The layoffs reflect a broader trend across the technology sector, where companies are reallocating resources to prioritize AI development while leveraging AI tools to automate tasks traditionally performed by human workers. At Microsoft, Chief Executive Officer Satya Nadella revealed in April that up to 30% of code in some projects is now generated by AI, reducing the demand for manual coding by engineers. This shift is not unique to Microsoft; other tech firms are undergoing similar transformations. For instance, Salesforce Inc. (CRM) announced plans to cut over 1,000 employees earlier this year while hiring for AI-focused sales roles, with CEO Marc Benioff noting a reduced need for engineers in 2025 due to AI advancements. Similarly, Workday Inc. (WDAY) disclosed layoffs in February while emphasizing hiring in strategic areas like AI, according to CEO Carl Eschenbach.

Beyond software engineers, Microsoft’s cuts in Washington heavily impacted product management and technical program management roles, which together comprised nearly 600 of the state’s reductions, or about 30% of the total. Even some employees working on AI projects were affected, according to an insider familiar with the layoffs, suggesting that no role is entirely immune as the company streamlines its operations. Notably, only about 17% of the eliminated positions in Washington were managerial, aligning closely with the company’s overall managerial composition at the end of 2023, as reported to the US Equal Employment Opportunity Commission. This raises questions about the extent to which Microsoft’s stated goal of reducing management layers is being achieved.
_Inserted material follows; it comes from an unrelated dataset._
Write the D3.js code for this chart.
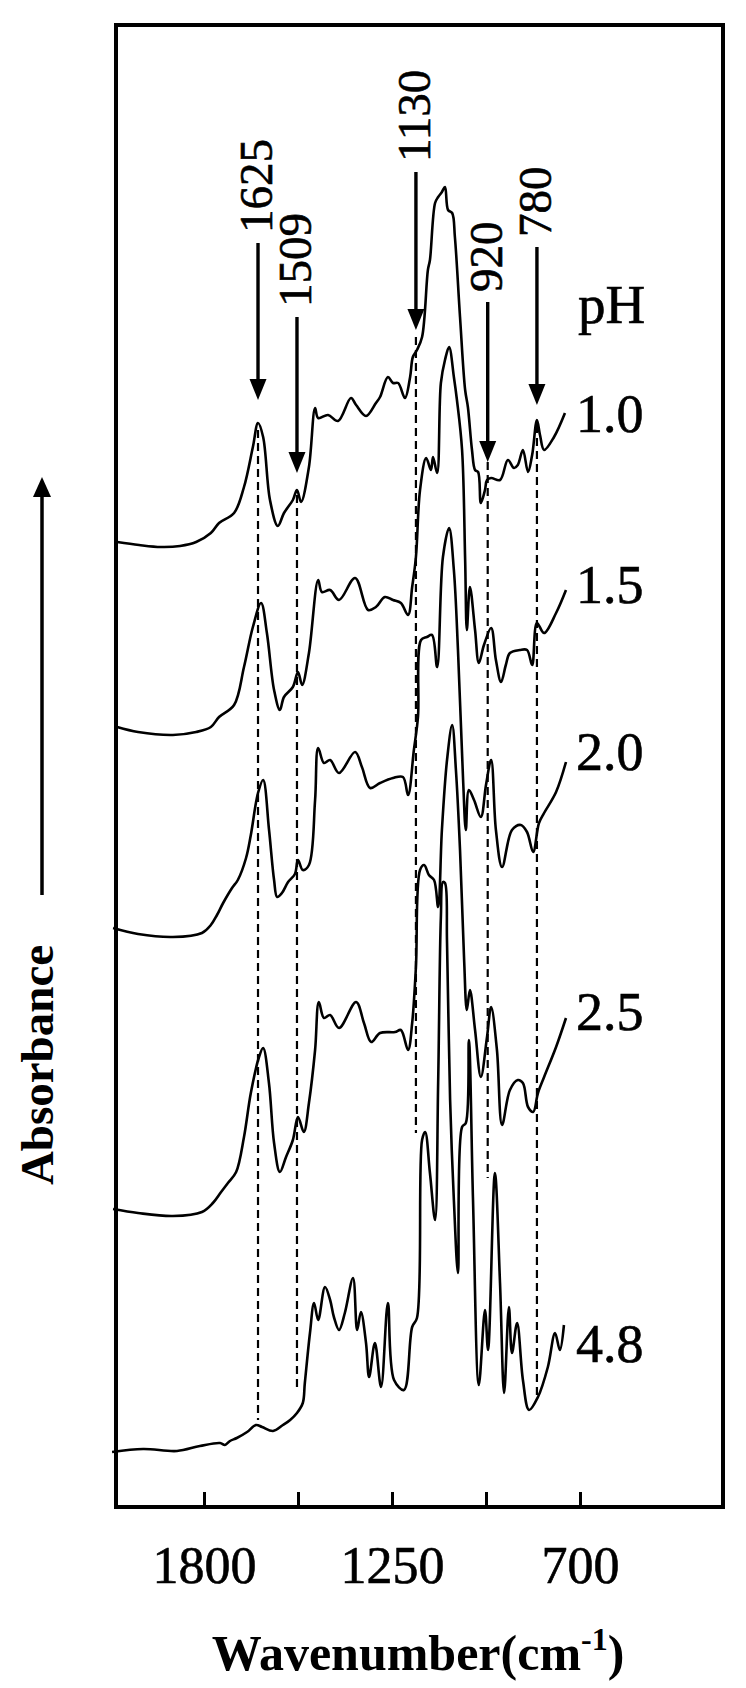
<!DOCTYPE html>
<html lang="en">
<head>
<meta charset="UTF-8">
<title>FTIR spectra vs pH</title>
<style>
  body { margin: 0; background: #fff; }
  text { font-family: "Liberation Serif", "Times New Roman", serif; fill: #000; }
</style>
</head>
<body>
<svg></svg>
<script src="https://cdn.jsdelivr.net/npm/d3@7/dist/d3.min.js"></script>
<script>
// x axis
const tickValues = [1800, 1525, 1250, 975, 700];
const tickLabels = {1800: "1800", 1250: "1250", 700: "700"};

// pH of each trace and where its label sits (absorbance, a.u.)
const phValues = ["1.0", "1.5", "2.0", "2.5", "4.8"];
const phLabelAt = [10.75, 9.04, 7.37, 4.77, 1.45];

// marked bands: label, drawn position (cm-1), arrow top / tip, dashed line top / bottom (a.u.)
const bandLabels = ["1625", "1509", "1130", "920", "780"];
const bandAt = [1642, 1528, 1180, 970, 826];
const arrowTop = [12.64, 11.90, 13.35, 12.05, 12.60];
const arrowTip = [11.07, 10.34, 11.77, 10.45, 11.02];
const dashTop = [10.77, 10.12, 11.70, 10.45, 10.82];
const dashBottom = [0.87, 1.17, 3.74, 3.29, 1.09];

// spectra, [wavenumber, absorbance + offset]
const spec10 = [[2054,9.65],[1990,9.62],[1926,9.60],[1870,9.61],[1823,9.65],[1780,9.74],[1756,9.84],[1712,9.94],[1683,10.20],[1657,10.60],[1642,10.84],[1627,10.70],[1607,10.07],[1584,9.81],[1566,9.94],[1540,10.07],[1528,10.17],[1516,10.05],[1493,10.40],[1475,10.99],[1466,10.89],[1437,10.92],[1408,10.86],[1370,11.09],[1355,11.02],[1326,10.91],[1297,11.04],[1285,11.10],[1262,11.30],[1247,11.24],[1232,11.24],[1212,11.09],[1197,11.30],[1189,11.50],[1177,11.57],[1162,11.70],[1145,12.37],[1139,12.47],[1124,13.04],[1115,13.10],[1104,13.15],[1095,13.20],[1086,12.97],[1074,12.94],[1066,12.70],[1051,11.90],[1036,11.17],[1028,11.00],[1016,10.57],[1007,10.37],[998,10.35],[990,10.04],[978,10.17],[972,10.27],[960,10.29],[934,10.27],[911,10.47],[893,10.39],[882,10.42],[867,10.57],[852,10.35],[840,10.52],[826,10.87],[817,10.72],[805,10.57],[776,10.70],[744,10.94]];
const spec15 = [[2054,7.80],[1993,7.75],[1891,7.72],[1823,7.75],[1780,7.80],[1756,7.90],[1712,8.02],[1683,8.40],[1657,8.80],[1633,9.04],[1616,8.74],[1595,8.17],[1578,7.97],[1566,8.10],[1540,8.20],[1525,8.35],[1513,8.22],[1493,8.54],[1466,9.27],[1455,9.15],[1431,9.17],[1405,9.07],[1358,9.29],[1320,8.97],[1297,9.00],[1271,9.10],[1247,9.07],[1224,9.04],[1203,8.92],[1191,9.20],[1180,9.50],[1168,10.17],[1150,10.49],[1136,10.37],[1130,10.50],[1118,10.34],[1107,11.24],[1095,11.47],[1083,11.60],[1069,11.30],[1060,11.07],[1045,10.57],[1036,9.47],[1031,8.77],[1022,9.20],[1007,8.77],[996,8.44],[981,8.62],[960,8.79],[946,8.47],[931,8.25],[917,8.42],[905,8.54],[876,8.57],[855,8.57],[840,8.42],[826,8.84],[805,8.74],[770,8.94],[741,9.17]];
const spec20 = [[2066,5.79],[1993,5.73],[1891,5.70],[1806,5.74],[1780,5.82],[1762,5.92],[1744,6.04],[1718,6.19],[1701,6.27],[1677,6.49],[1663,6.72],[1642,7.14],[1627,7.27],[1610,6.78],[1595,6.27],[1586,6.10],[1572,6.14],[1554,6.25],[1534,6.33],[1525,6.47],[1511,6.37],[1493,6.42],[1475,7.07],[1466,7.59],[1449,7.44],[1431,7.47],[1405,7.34],[1358,7.55],[1338,7.40],[1314,7.19],[1285,7.24],[1247,7.29],[1218,7.30],[1203,7.12],[1186,7.57],[1174,7.90],[1165,8.67],[1148,8.70],[1133,8.72],[1118,8.40],[1101,9.50],[1083,9.79],[1069,9.37],[1057,8.57],[1042,7.27],[1034,6.77],[1025,7.17],[1010,7.07],[990,6.90],[975,7.22],[960,7.47],[946,6.77],[928,6.40],[899,6.77],[873,6.82],[855,6.75],[837,6.55],[820,6.84],[805,6.94],[770,7.15],[741,7.45]];
const spec25 = [[2066,2.98],[1993,2.94],[1891,2.91],[1806,2.95],[1774,3.04],[1750,3.15],[1730,3.24],[1706,3.35],[1683,3.70],[1663,4.14],[1639,4.50],[1627,4.59],[1610,4.24],[1595,3.64],[1578,3.35],[1560,3.50],[1540,3.67],[1525,3.90],[1508,3.75],[1493,4.04],[1475,4.57],[1464,5.05],[1449,4.89],[1431,4.92],[1405,4.79],[1355,5.05],[1332,4.84],[1311,4.65],[1285,4.74],[1241,4.75],[1224,4.77],[1203,4.57],[1191,4.84],[1180,5.40],[1168,6.37],[1156,6.42],[1142,6.32],[1127,6.27],[1115,6.00],[1104,6.77],[1089,7.47],[1074,7.82],[1063,7.37],[1051,6.57],[1039,5.47],[1031,4.97],[1022,5.17],[1007,4.77],[990,4.30],[972,4.70],[960,5.00],[943,4.57],[928,3.82],[905,4.17],[882,4.27],[867,4.24],[852,4.00],[837,3.95],[823,4.14],[805,4.30],[770,4.60],[741,4.89]];
const spec48 = [[2069,0.55],[1978,0.58],[1879,0.56],[1812,0.61],[1753,0.64],[1739,0.62],[1724,0.66],[1704,0.69],[1674,0.75],[1648,0.82],[1630,0.80],[1598,0.76],[1569,0.82],[1548,0.87],[1528,0.94],[1511,1.04],[1505,1.24],[1490,1.74],[1478,2.04],[1466,1.87],[1446,2.20],[1431,2.07],[1420,1.90],[1405,1.77],[1388,1.94],[1364,2.29],[1352,1.77],[1341,1.95],[1326,1.64],[1317,1.30],[1300,1.64],[1282,1.20],[1262,2.04],[1244,1.27],[1215,1.17],[1191,1.80],[1177,1.89],[1162,3.67],[1153,3.75],[1139,3.34],[1124,2.87],[1115,4.24],[1107,5.90],[1101,6.25],[1095,6.24],[1089,5.64],[1080,4.07],[1069,3.07],[1057,2.34],[1045,3.80],[1034,3.84],[1025,4.67],[1013,3.07],[996,1.22],[978,1.97],[969,1.57],[949,3.34],[934,2.24],[922,1.14],[908,2.00],[899,1.54],[884,1.84],[867,1.27],[849,0.97],[823,1.10],[794,1.40],[773,1.74],[759,1.57],[747,1.82]];
const spectra = [spec10, spec15, spec20, spec25, spec48];

const width = 746, height = 1688;
const frame = {left: 116, right: 723, top: 25, bottom: 1507};

const svg = d3.select("svg").attr("width", width).attr("height", height);

const x = d3.scaleLinear().domain([1800, 700]).range([204, 580]);
const y = d3.scaleLinear().domain([0, 14.82]).range([frame.bottom, frame.top]);

// spectra
const line = d3.line()
  .x(d => x(d[0]))
  .y(d => y(d[1]))
  .curve(d3.curveCatmullRom.alpha(0.5));
svg.append("g")
  .selectAll("path")
  .data(spectra)
  .join("path")
  .attr("d", line)
  .attr("fill", "none")
  .attr("stroke", "#000")
  .attr("stroke-width", 2.6)
  .attr("stroke-linejoin", "round");

// dashed guide lines
svg.append("g")
  .selectAll("line")
  .data(bandAt)
  .join("line")
  .attr("x1", d => x(d)).attr("x2", d => x(d))
  .attr("y1", (d, i) => y(dashTop[i]))
  .attr("y2", (d, i) => y(dashBottom[i]))
  .attr("stroke", "#000")
  .attr("stroke-width", 2.2)
  .attr("stroke-dasharray", "8,5");

// band arrows + labels
const bands = svg.append("g").selectAll("g").data(bandLabels).join("g");
bands.append("line")
  .attr("x1", (d, i) => x(bandAt[i])).attr("x2", (d, i) => x(bandAt[i]))
  .attr("y1", (d, i) => y(arrowTop[i]))
  .attr("y2", (d, i) => y(arrowTip[i]) - 18)
  .attr("stroke", "#000").attr("stroke-width", 3.4);
bands.append("path")
  .attr("d", (d, i) => {
    const cx = x(bandAt[i]), ty = y(arrowTip[i]);
    return `M${cx},${ty} L${cx - 8.5},${ty - 21} L${cx + 8.5},${ty - 21} Z`;
  })
  .attr("fill", "#000");
bands.append("text")
  .attr("transform", (d, i) => `translate(${x(bandAt[i]) + 14},${y(arrowTop[i]) - 10}) rotate(-90)`)
  .attr("font-size", 47)
  .attr("stroke", "#000").attr("stroke-width", 0.6)
  .text(d => d);

// pH labels
svg.append("text")
  .attr("x", 578).attr("y", 323)
  .attr("font-size", 55)
  .attr("stroke", "#000").attr("stroke-width", 0.6)
  .text("pH");
svg.append("g")
  .selectAll("text")
  .data(phValues)
  .join("text")
  .attr("x", 576)
  .attr("y", (d, i) => y(phLabelAt[i]))
  .attr("font-size", 54)
  .attr("stroke", "#000").attr("stroke-width", 0.6)
  .text(d => d);

// x axis: ticks point inward
const xAxis = svg.append("g")
  .attr("transform", `translate(0,${frame.bottom})`)
  .call(d3.axisBottom(x)
    .tickValues(tickValues)
    .tickSizeInner(-15)
    .tickSizeOuter(0)
    .tickFormat(d => tickLabels[d] || ""));
xAxis.select(".domain").remove();
xAxis.selectAll(".tick line").attr("stroke", "#000").attr("stroke-width", 3);
xAxis.selectAll(".tick text")
  .attr("y", 76).attr("dy", 0)
  .attr("font-size", 52)
  .attr("stroke", "#000").attr("stroke-width", 0.6)
  .attr("font-family", "Liberation Serif, Times New Roman, serif");

// frame
svg.append("rect")
  .attr("x", frame.left).attr("y", frame.top)
  .attr("width", frame.right - frame.left)
  .attr("height", frame.bottom - frame.top)
  .attr("fill", "none")
  .attr("stroke", "#000")
  .attr("stroke-width", 4);

// axis titles
const xt = svg.append("text")
  .attr("x", 418).attr("y", 1670)
  .attr("text-anchor", "middle")
  .attr("font-size", 50)
  .attr("font-weight", "bold");
xt.append("tspan").text("Wavenumber(cm");
xt.append("tspan").attr("font-size", 32).attr("dy", -20).text("-1");
xt.append("tspan").attr("dy", 20).text(")");

svg.append("text")
  .attr("transform", "translate(53,1065) rotate(-90)")
  .attr("text-anchor", "middle")
  .attr("font-size", 47)
  .attr("font-weight", "bold")
  .text("Absorbance");

// absorbance arrow
svg.append("line")
  .attr("x1", 42).attr("x2", 42)
  .attr("y1", 895).attr("y2", 495)
  .attr("stroke", "#000").attr("stroke-width", 3.5);
svg.append("path")
  .attr("d", "M42,477 L33,497 L51,497 Z")
  .attr("fill", "#000");
</script>
</body>
</html>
Customer-facing roles, such as sales and marketing, were largely spared, indicating a strategic focus on maintaining client relationships while optimizing internal operations. Microsoft’s leadership has emphasized fiscal discipline amid significant AI investments, with executives pledging to control spending. The layoffs underscore the dual pressures of advancing cutting-edge technology and maintaining profitability in a competitive landscape. As AI continues to automate complex tasks, the tech industry faces an ongoing challenge: balancing innovation with the human cost of workforce restructuring. While Microsoft declined to comment to Bloomberg on the specifics of the layoffs, the data paint a clear picture of a company navigating the transformative impact of AI on its core operations.